**INSTRUCTION:** Write out the data again exactly, skipping every picture.

START RECORDED INFORMATION

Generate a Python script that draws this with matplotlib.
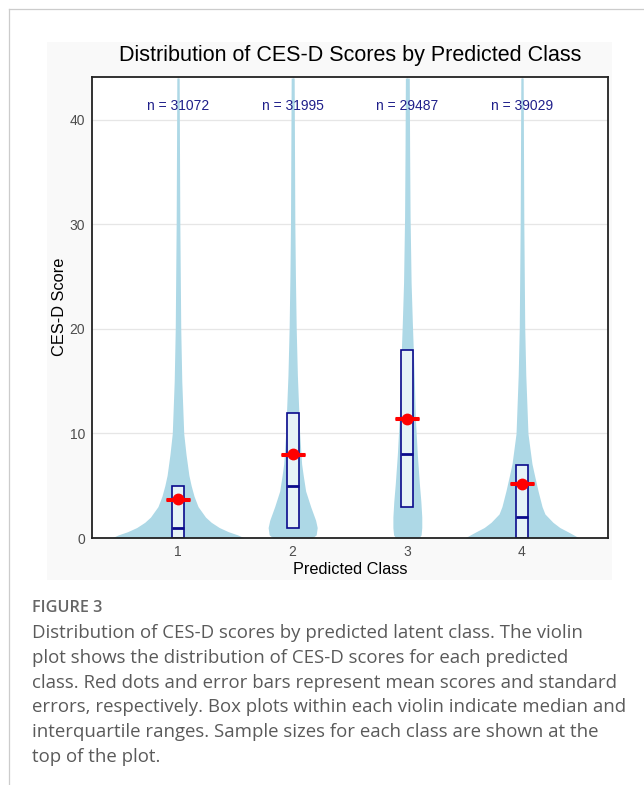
import matplotlib.pyplot as plt
import numpy as np
from matplotlib.lines import Line2D
from matplotlib.patches import Rectangle

# ---- data ----
classes = [1, 2, 3, 4]
n_labels = ["n = 31072", "n = 31995", "n = 29487", "n = 39029"]

# violin outline: score level -> half width (x units)
v1_y = [0, 0.3, 0.6, 1.0, 1.5, 2, 3, 4, 5, 6, 8, 10, 15, 20, 30, 44]
v1_w = [0.58, 0.52, 0.44, 0.36, 0.29, 0.24, 0.175, 0.14, 0.115, 0.095, 0.07, 0.05, 0.033, 0.024, 0.016, 0.010]
v2_y = [0, 0.3, 1.0, 1.7, 3, 4.5, 6, 7.1, 10, 15.6, 20, 25, 30, 44]
v2_w = [0.17, 0.205, 0.214, 0.20, 0.157, 0.113, 0.092, 0.078, 0.061, 0.041, 0.031, 0.024, 0.019, 0.013]
v3_y = [0, 0.3, 1, 2, 3.5, 5.2, 8, 11.5, 15, 18, 20.5, 24.4, 30.7, 37, 44]
v3_w = [0.10, 0.12, 0.126, 0.126, 0.118, 0.105, 0.087, 0.070, 0.061, 0.052, 0.044, 0.033, 0.024, 0.020, 0.017]
v4_y = [0, 0.3, 0.6, 1.0, 1.5, 2.3, 3, 4.5, 6, 7.1, 8.5, 10, 15.6, 20, 30, 44]
v4_w = [0.50, 0.45, 0.40, 0.33, 0.27, 0.20, 0.175, 0.14, 0.109, 0.087, 0.07, 0.052, 0.033, 0.024, 0.016, 0.010]

q1 = [0, 1, 3, 0]
medians = [1, 5, 8, 2]
q3 = [5, 12, 18, 7]
means = [3.7, 8.0, 11.4, 5.2]
se = [0.03, 0.04, 0.05, 0.03]

caption_head = "FIGURE 3"
caption_lines = [
    "Distribution of CES-D scores by predicted latent class. The violin",
    "plot shows the distribution of CES-D scores for each predicted",
    "class. Red dots and error bars represent mean scores and standard",
    "errors, respectively. Box plots within each violin indicate median and",
    "interquartile ranges. Sample sizes for each class are shown at the",
    "top of the plot.",
]

W, H = 644, 785
plt.rcParams['font.family'] = ['Liberation Sans', 'DejaVu Sans']
fig = plt.figure(figsize=(W / 100, H / 100), dpi=100)


def fx(px):
    return px / W


def fy(py):
    return 1 - py / H


# page frame + faint chart background
fig.add_artist(Line2D([fx(9), 1], [fy(9), fy(9)], color='#cccccc', lw=0.9))
fig.add_artist(Line2D([fx(9), fx(9)], [fy(9), 0], color='#cccccc', lw=0.9))
fig.add_artist(Rectangle((fx(47), fy(580)), fx(612) - fx(47), fy(42) - fy(580),
                         facecolor='#f9f9f9', edgecolor='none', zorder=0))

ax = fig.add_axes([fx(92), fy(538), fx(608) - fx(92), fy(77) - fy(538)])
ax.set_facecolor('white')

viol_y = [v1_y, v2_y, v3_y, v4_y]
viol_w = [v1_w, v2_w, v3_w, v4_w]
for c, ys, ws in zip(classes, viol_y, viol_w):
    ys = np.array(ys)
    ws = np.array(ws)
    ax.fill_betweenx(ys, c - ws, c + ws, color='#add8e6', lw=0, zorder=2)

stats = [dict(med=m, q1=a, q3=b, whislo=a, whishi=b) for m, a, b in zip(medians, q1, q3)]
ax.bxp(stats, positions=classes, widths=0.107, showcaps=False, showfliers=False,
       patch_artist=True, manage_ticks=False,
       boxprops=dict(facecolor=(1, 1, 1, 0.7), edgecolor='#0a0a8c', lw=1.2),
       medianprops=dict(color='#0a0a8c', lw=2),
       whiskerprops=dict(lw=0), zorder=3)

ax.errorbar(classes, means, yerr=se, fmt='o', color='#ff0000', ms=7.5,
            capsize=8.6, capthick=2.2, elinewidth=2, zorder=4)

for c, lab in zip(classes, n_labels):
    ax.text(c, 41.3, lab, ha='center', va='center', color='#1f1f8a', fontsize=10)

ax.set_xlim(0.25, 4.75)
ax.set_ylim(0, 44.1)
ax.set_xticks(classes)
ax.set_yticks([0, 10, 20, 30, 40])
ax.grid(True, color='#e6e6e6', lw=0.9)
ax.set_axisbelow(True)
ax.tick_params(length=0, labelsize=10, labelcolor='#4d4d4d', pad=5)
for s in ax.spines.values():
    s.set_color('#222222')
    s.set_linewidth(1.3)
    s.set_zorder(5)

fig.text(fx(350), fy(55), "Distribution of CES-D Scores by Predicted Class",
         ha='center', va='center', fontsize=15.5)
fig.text(fx(60), fy(307), "CES-D Score", rotation=90, ha='center', va='center', fontsize=11.8)
fig.text(fx(350), fy(569), "Predicted Class", ha='center', va='center', fontsize=11.7)

# caption
fig.text(fx(32), fy(608), caption_head, ha='left', va='center', fontsize=11.7,
         color='#666666', family=['Open Sans', 'DejaVu Sans'], weight='semibold')
for i, line in enumerate(caption_lines):
    fig.text(fx(32), fy(633 + 24.8 * i), line, ha='left', va='center', fontsize=13.4,
             color='#5a5a5a', family=['Open Sans', 'DejaVu Sans'])

fig.savefig('out.png', dpi=100)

END RECORDED INFORMATION

**FINAL RESULT:**
Generate a Python script that draws this with matplotlib.
import matplotlib.pyplot as plt
import numpy as np
from matplotlib.lines import Line2D
from matplotlib.patches import Rectangle

# ---- data ----
classes = [1, 2, 3, 4]
n_labels = ["n = 31072", "n = 31995", "n = 29487", "n = 39029"]

# violin outline: score level -> half width (x units)
v1_y = [0, 0.3, 0.6, 1.0, 1.5, 2, 3, 4, 5, 6, 8, 10, 15, 20, 30, 44]
v1_w = [0.58, 0.52, 0.44, 0.36, 0.29, 0.24, 0.175, 0.14, 0.115, 0.095, 0.07, 0.05, 0.033, 0.024, 0.016, 0.010]
v2_y = [0, 0.3, 1.0, 1.7, 3, 4.5, 6, 7.1, 10, 15.6, 20, 25, 30, 44]
v2_w = [0.17, 0.205, 0.214, 0.20, 0.157, 0.113, 0.092, 0.078, 0.061, 0.041, 0.031, 0.024, 0.019, 0.013]
v3_y = [0, 0.3, 1, 2, 3.5, 5.2, 8, 11.5, 15, 18, 20.5, 24.4, 30.7, 37, 44]
v3_w = [0.10, 0.12, 0.126, 0.126, 0.118, 0.105, 0.087, 0.070, 0.061, 0.052, 0.044, 0.033, 0.024, 0.020, 0.017]
v4_y = [0, 0.3, 0.6, 1.0, 1.5, 2.3, 3, 4.5, 6, 7.1, 8.5, 10, 15.6, 20, 30, 44]
v4_w = [0.50, 0.45, 0.40, 0.33, 0.27, 0.20, 0.175, 0.14, 0.109, 0.087, 0.07, 0.052, 0.033, 0.024, 0.016, 0.010]

q1 = [0, 1, 3, 0]
medians = [1, 5, 8, 2]
q3 = [5, 12, 18, 7]
means = [3.7, 8.0, 11.4, 5.2]
se = [0.03, 0.04, 0.05, 0.03]

caption_head = "FIGURE 3"
caption_lines = [
    "Distribution of CES-D scores by predicted latent class. The violin",
    "plot shows the distribution of CES-D scores for each predicted",
    "class. Red dots and error bars represent mean scores and standard",
    "errors, respectively. Box plots within each violin indicate median and",
    "interquartile ranges. Sample sizes for each class are shown at the",
    "top of the plot.",
]

W, H = 644, 785
plt.rcParams['font.family'] = ['Liberation Sans', 'DejaVu Sans']
fig = plt.figure(figsize=(W / 100, H / 100), dpi=100)


def fx(px):
    return px / W


def fy(py):
    return 1 - py / H


# page frame + faint chart background
fig.add_artist(Line2D([fx(9), 1], [fy(9), fy(9)], color='#cccccc', lw=0.9))
fig.add_artist(Line2D([fx(9), fx(9)], [fy(9), 0], color='#cccccc', lw=0.9))
fig.add_artist(Rectangle((fx(47), fy(580)), fx(612) - fx(47), fy(42) - fy(580),
                         facecolor='#f9f9f9', edgecolor='none', zorder=0))

ax = fig.add_axes([fx(92), fy(538), fx(608) - fx(92), fy(77) - fy(538)])
ax.set_facecolor('white')

viol_y = [v1_y, v2_y, v3_y, v4_y]
viol_w = [v1_w, v2_w, v3_w, v4_w]
for c, ys, ws in zip(classes, viol_y, viol_w):
    ys = np.array(ys)
    ws = np.array(ws)
    ax.fill_betweenx(ys, c - ws, c + ws, color='#add8e6', lw=0, zorder=2)

stats = [dict(med=m, q1=a, q3=b, whislo=a, whishi=b) for m, a, b in zip(medians, q1, q3)]
ax.bxp(stats, positions=classes, widths=0.107, showcaps=False, showfliers=False,
       patch_artist=True, manage_ticks=False,
       boxprops=dict(facecolor=(1, 1, 1, 0.7), edgecolor='#0a0a8c', lw=1.2),
       medianprops=dict(color='#0a0a8c', lw=2),
       whiskerprops=dict(lw=0), zorder=3)

ax.errorbar(classes, means, yerr=se, fmt='o', color='#ff0000', ms=7.5,
            capsize=8.6, capthick=2.2, elinewidth=2, zorder=4)

for c, lab in zip(classes, n_labels):
    ax.text(c, 41.3, lab, ha='center', va='center', color='#1f1f8a', fontsize=10)

ax.set_xlim(0.25, 4.75)
ax.set_ylim(0, 44.1)
ax.set_xticks(classes)
ax.set_yticks([0, 10, 20, 30, 40])
ax.grid(True, color='#e6e6e6', lw=0.9)
ax.set_axisbelow(True)
ax.tick_params(length=0, labelsize=10, labelcolor='#4d4d4d', pad=5)
for s in ax.spines.values():
    s.set_color('#222222')
    s.set_linewidth(1.3)
    s.set_zorder(5)

fig.text(fx(350), fy(55), "Distribution of CES-D Scores by Predicted Class",
         ha='center', va='center', fontsize=15.5)
fig.text(fx(60), fy(307), "CES-D Score", rotation=90, ha='center', va='center', fontsize=11.8)
fig.text(fx(350), fy(569), "Predicted Class", ha='center', va='center', fontsize=11.7)

# caption
fig.text(fx(32), fy(608), caption_head, ha='left', va='center', fontsize=11.7,
         color='#666666', family=['Open Sans', 'DejaVu Sans'], weight='semibold')
for i, line in enumerate(caption_lines):
    fig.text(fx(32), fy(633 + 24.8 * i), line, ha='left', va='center', fontsize=13.4,
             color='#5a5a5a', family=['Open Sans', 'DejaVu Sans'])

fig.savefig('out.png', dpi=100)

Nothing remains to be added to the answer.